What I am going to focus on is the fabulous news: I have a confirmed full-time OJT placement at the regional hospital. That’s the environment I hoped for most–hospital pharmacy, rather than retail or administration. I’ve worked for it, and (thanks, in part, to the wonderful things my teachers have said to me one-on-one in the past couple of days) I’m starting to feel like I deserve it. I’m in a much better state of mental health than I was seven months ago.
Life is good. I have a ridiculous amount of studying and assignments to do this weekend (and I owe e-mails to tons of people, too), but life is good.
***
And now, I present Tasselled Hat #2. I knit it on the bus this week.

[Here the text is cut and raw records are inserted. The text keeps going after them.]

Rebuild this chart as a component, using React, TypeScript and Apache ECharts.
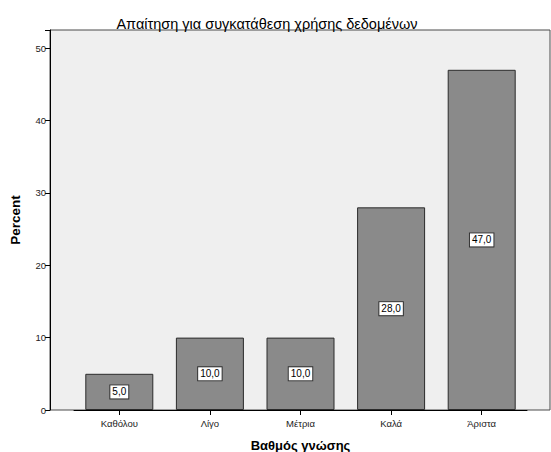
import React, { useEffect, useRef } from "react";
import * as echarts from "echarts";

const categories = ["Καθόλου", "Λίγο", "Μέτρια", "Καλά", "Άριστα"];
const percentValues = [5.0, 10.0, 10.0, 28.0, 47.0];
const yTicks = [0, 10, 20, 30, 40, 50];

const titleText = "Απαίτηση για συγκατάθεση χρήσης δεδομένων";
const xAxisTitle = "Βαθμός γνώσης";
const yAxisTitle = "Percent";

const FONT = "Liberation Sans, Arial, sans-serif";

export default function App() {
  const ref = useRef<HTMLDivElement>(null);
  useEffect(() => {
    if (!ref.current) return;
    const chart = echarts.init(ref.current, null, { renderer: "svg" });
    chart.setOption({
      animation: false,
      backgroundColor: "#ffffff",
      textStyle: { fontFamily: FONT },
      title: {
        text: titleText,
        left: 262,
        top: 11,
        textAlign: "center",
        textStyle: { fontFamily: FONT, fontSize: 14.5, fontWeight: "normal", color: "#000" },
      },
      graphic: [
        {
          type: "rect",
          z: -10,
          shape: { x: 50, y: 30, width: 500, height: 380 },
          style: { fill: "#efefef", stroke: "#4a4a4a", lineWidth: 1 },
          silent: true,
        },
      ],
      grid: { left: 74, right: 24, top: 30, bottom: 42, containLabel: false, outerBoundsMode: "none" },
      xAxis: {
        type: "category",
        data: categories,
        name: xAxisTitle,
        nameLocation: "middle",
        nameGap: 29,
        nameTextStyle: { fontFamily: FONT, fontSize: 13, fontWeight: "bold", color: "#000" },
        axisLine: { show: true, lineStyle: { color: "#000" } },
        axisTick: { show: true, alignWithLabel: true, length: 5, inside: false, lineStyle: { color: "#000" } },
        axisLabel: { fontFamily: FONT, fontSize: 9.5, color: "#222", margin: 8 },
        splitLine: { show: false },
      },
      yAxis: {
        type: "value",
        min: 0,
        max: 52.5,
        interval: 10,
        offset: 24,
        name: yAxisTitle,
        nameLocation: "middle",
        nameGap: 28,
        nameRotate: 90,
        nameTextStyle: { fontFamily: FONT, fontSize: 13.5, fontWeight: "bold", color: "#000" },
        axisLine: { show: true, lineStyle: { color: "#000" } },
        axisTick: { show: true, length: 5, lineStyle: { color: "#000" } },
        axisLabel: {
          fontFamily: FONT,
          fontSize: 9.5,
          color: "#222",
          margin: 4,
          formatter: (v: number) => (yTicks.includes(v) ? String(v) : ""),
        },
        splitLine: { show: false },
      },
      series: [
        {
          type: "bar",
          data: percentValues,
          barWidth: 68,
          itemStyle: { color: "#8a8a8a", borderColor: "#2b2b2b", borderWidth: 1 },
          label: {
            show: true,
            position: "inside",
            formatter: (p: any) => p.value.toFixed(1).replace(".", ","),
            fontFamily: FONT,
            fontSize: 10,
            color: "#000",
            backgroundColor: "#ffffff",
            borderColor: "#333",
            borderWidth: 1,
            padding: [2, 2, 1, 2],
          },
        },
      ],
    });
    return () => chart.dispose();
  }, []);
  return <div ref={ref} style={{ width: 551, height: 452, position: "absolute", left: 0, top: 0 }} />;
}
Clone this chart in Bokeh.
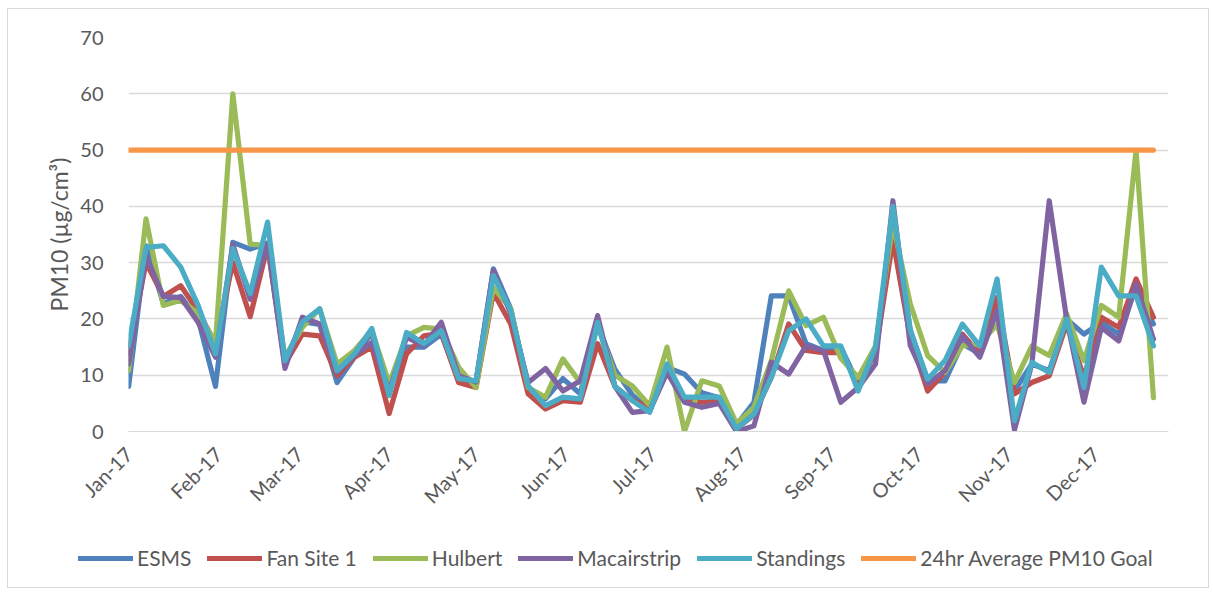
import pandas as pd
from datetime import timedelta
from math import pi
from bokeh.plotting import figure
from bokeh.layouts import column, row
from bokeh.models import (Range1d, SingleIntervalTicker, MonthsTicker, DatetimeTickFormatter,
                          Legend, LegendItem, ColumnDataSource)
from bokeh.embed import file_html
from bokeh.resources import INLINE

# ---- data (sampled every 6 days, starting 1 Jan 2017) ----
dates = pd.date_range("2017-01-01", periods=60, freq="6D")

esms = [8, 33, 22.7, 24, 20, 8, 33.6, 32.4, 33.5, 12.4,
        19.5, 19, 8.7, 13.2, 17.5, 7.2, 15, 15, 17.3, 9.2,
        8.8, 28.9, 21.8, 7.8, 5.8, 9.4, 6.7, 19, 11, 6.5,
        3.7, 11.4, 10.2, 6.9, 6, 1.2, 5.2, 24.1, 24.1, 15.6,
        14.4, 15, 8.5, 14.4, 38, 18, 9, 9, 15.6, 13.8,
        21.8, 7.2, 12, 10.8, 20, 17.3, 19.4, 17.3, 25.6, 19.1]

fan_site_1 = [14, 30, 24, 25.9, 21.4, 15.6, 30, 20.4, 33, 12,
              17.3, 17, 9.9, 13.2, 15, 3.2, 13.8, 17, 17.5, 8.7,
              7.8, 24.7, 19.1, 6.7, 4, 5.5, 5.2, 15.6, 8, 5.5,
              4.3, 11, 5.8, 5.2, 5.5, 0.5, 3, 9.6, 19.1, 14.4,
              14, 14, 8.5, 14, 34, 16.7, 7.2, 10.5, 17.3, 13.8,
              23.8, 6.7, 8.7, 9.9, 19.1, 9.6, 20.3, 18.5, 27.1, 20.3]

hulbert = [10.8, 37.8, 22.4, 23.3, 21, 15.8, 60, 33.3, 33, 13.2,
           18.5, 21.8, 12, 14.4, 18, 8.5, 17, 18.5, 18.2, 11.4,
           7.8, 25.6, 21.8, 7.8, 6.1, 12.9, 8.7, 19, 10, 8.1,
           4.6, 15, 0, 9, 8.1, 1.4, 4.3, 12.6, 25, 18.8,
           20.3, 13, 9.6, 15.2, 37, 22.7, 13.5, 10.5, 15.2, 15.6,
           19, 8.7, 15.2, 13.5, 20.9, 12.6, 22.4, 20.3, 50, 6]

macairstrip = [12, 31.2, 24, 23.8, 19.4, 13.2, 33.2, 23.5, 33.4, 11.2,
               20.3, 19.1, 10.5, 13.5, 15.8, 7.2, 16.7, 15.3, 19.4, 9.9,
               8.8, 28.6, 20.9, 8.7, 11.2, 7.2, 9, 20.6, 8, 3.4,
               3.7, 10.5, 5.2, 4.3, 5, 0, 1, 12.3, 10.2, 15.2,
               14.4, 5.2, 7.8, 12, 41, 15.3, 8.5, 10.8, 17, 13.2,
               21.5, 0.3, 12, 41, 20, 5.2, 18.5, 16.1, 26.2, 16.4]

standings = [15.2, 32.7, 33, 29.2, 22.4, 13.8, 32.5, 24.5, 37.2, 12.6,
             19.4, 21.8, 10.8, 13.8, 18.3, 6.4, 17.6, 15.6, 17.9, 9.4,
             9, 27.7, 21.5, 8.1, 4.6, 6.1, 5.8, 19.4, 8, 5.5,
             3.4, 12, 6.1, 6.1, 6.1, 0.5, 3.1, 9.6, 17.9, 20,
             15.2, 15.2, 7.2, 15, 40, 18, 9.3, 12.6, 19.1, 15.2,
             27.1, 1.9, 12.3, 10.5, 20, 7.8, 29.2, 24.1, 24.1, 15.2]

goal = [50] * 60

series_names = ["ESMS", "Fan Site 1", "Hulbert", "Macairstrip", "Standings",
                "24hr Average PM10 Goal"]
series_values = [esms, fan_site_1, hulbert, macairstrip, standings, goal]
series_colors = ["#4F81BD", "#C0504D", "#9BBB59", "#8064A2", "#4BACC6", "#F79646"]

FONT = "Lato"
TXT = "#595959"
LW = 5.2

src = ColumnDataSource(dict(date=dates, **{f"s{i}": v for i, v in enumerate(series_values)}))

# ---- main chart ----
p = figure(width=1200, height=530, x_axis_type="datetime",
           output_backend="svg", toolbar_location=None,
           min_border_left=120, min_border_right=40,
           min_border_top=28, min_border_bottom=108)

p.x_range = Range1d(dates[0] - timedelta(hours=1), dates[0] + timedelta(days=359.2))
p.y_range = Range1d(0, 70)

for i, col in enumerate(series_colors):
    p.line("date", f"s{i}", source=src, line_color=col, line_width=LW,
           line_join="round", line_cap="round")

p.outline_line_color = None
p.xgrid.grid_line_color = None
p.ygrid.grid_line_color = "#D9D9D9"
p.ygrid.grid_line_width = 1.3
p.yaxis.ticker = SingleIntervalTicker(interval=10)
p.xaxis.ticker = MonthsTicker(months=list(range(12)))
p.xaxis.formatter = DatetimeTickFormatter(months="%b-%y", days="%b-%y", years="%b-%y",
                                          hours="%b-%y", hourmin="%b-%y")
p.xaxis.major_label_orientation = pi / 4

for ax in (p.xaxis[0], p.yaxis[0]):
    ax.major_tick_line_color = None
    ax.minor_tick_line_color = None
    ax.major_label_text_font = FONT
    ax.major_label_text_font_size = "20px"
    ax.major_label_text_color = TXT
p.yaxis.axis_line_color = None
p.xaxis.axis_line_color = "#D9D9D9"
p.yaxis.major_label_standoff = 19
p.xaxis.major_label_standoff = 13

p.yaxis.axis_label = "PM10 (µg/cm³)"
p.yaxis.axis_label_text_font = FONT
p.yaxis.axis_label_text_font_style = "normal"
p.yaxis.axis_label_text_font_size = "23px"
p.yaxis.axis_label_text_color = TXT
p.yaxis.axis_label_standoff = 4

# ---- legend strip ----
q = figure(width=1200, height=48, output_backend="svg", toolbar_location=None,
           x_axis_location=None, y_axis_location=None,
           min_border_left=0, min_border_right=0, min_border_top=0, min_border_bottom=0,
           x_range=Range1d(0, 1), y_range=Range1d(0, 1))
q.outline_line_color = None
q.xgrid.grid_line_color = None
q.ygrid.grid_line_color = None
items = []
for name, col in zip(series_names, series_colors):
    r = q.line(x=[5, 6], y=[5, 6], line_color=col, line_width=LW, line_cap="round")
    items.append(LegendItem(label=name, renderers=[r]))
legend = Legend(items=items, orientation="horizontal", location=(70, 17),
                glyph_width=55, glyph_height=20, label_standoff=4, spacing=16,
                padding=0, margin=0, border_line_color=None,
                background_fill_alpha=0,
                label_text_font=FONT, label_text_font_size="21px",
                label_text_color=TXT)
q.add_layout(legend, "center")

layout = column(p, row(q), spacing=0,
                styles={"border": "1px solid #D9D9D9", "margin": "8px 0 0 7px"})

open("out.html", "w").write(file_html(layout, INLINE))
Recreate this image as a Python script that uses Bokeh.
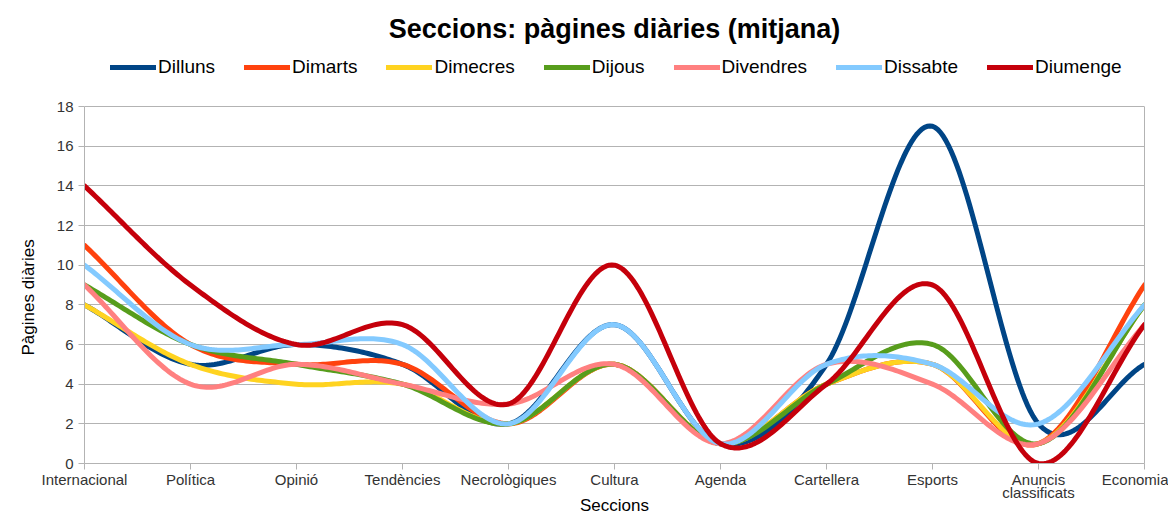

Pattern: Basic Hat with rolled brim from The Knitterās Handy Book of Patterns
Yarn: 1 skein of Manos del Uruguay in #118 (Mulled Wine)
Needles: 5.0 mm bamboo 16″ circs
The red one was for the shop, but this one’s for me. I knit it just a little shorter so it didn’t come down over my eyebrows, and I used two rows of seed stich instead of three rows of 1×1 rib after the rolled brim. The yarn’s gorgeous, as expected, in both look and feel. It’s not cold enough to need a hat today, and it likely won’t be tomorrow, either, but that’s not going to stop me from wearing it.
… Now, if you’ll excuse me, I have to go ogle Knit Picks’ new laceweight pretties.
FO — Tasselled Hat

Pattern: Basic Hat with rolled brim and braided tassel from The Knitter’s Handy Book of Patterns
Yarn: 1 skein of Manos del Uruguay in #115
Needles: 5.0 mm bamboo 16″ circ & 5.0 mm DPNs
Shop sample! I decided to kill two birds with one stone and show off a new-to-the-shop book with a new-to-the-shop yarn at the same time. The finished hat is obviously a little big on my styrofoam head, but fits my average-sized actual head quite nicely.
I thoroughly enjoyed working with the Manos. The label advises 14-18 sts over 4 inches; I knit it quite comfortably (and quickly) at 20 sts, and the fabric is dense without being stiff. It’s bizarre… I’ve used the same yarn once before (for a pink beret), but I noticed a significant difference in the new wool vs the pink skein I bought last summer–the new one was softer, smoother, and even had a bit of a sheen. I went looking for the other skein of Manos (in an attractive plum-based colourway called Mulled Wine) that I’d bought at the same time as the pink one, and the fiber looks and feels much more like the newer red skein than the older pink one. Maybe the pink one was a little flawed.
Rich reds are notorious for bleeding, but the water I’d soaked the hat in was still perfectly clear when I took it out. The stitches softened up a little in the wash, but didn’t fuzz or lose definition, and gauge stayed the same–always a good thing, because my efforts are a bit half-assed when it comes to swatching and I rarely, if ever, wash them to see if or how they change.
Pi approves of the project, but thinks it smells funny.
Oh. I didn’t finish that Easter gift I spoke of in my last post. I did, however, finish this:

Something small and green that needs to be kept under wraps for the time being.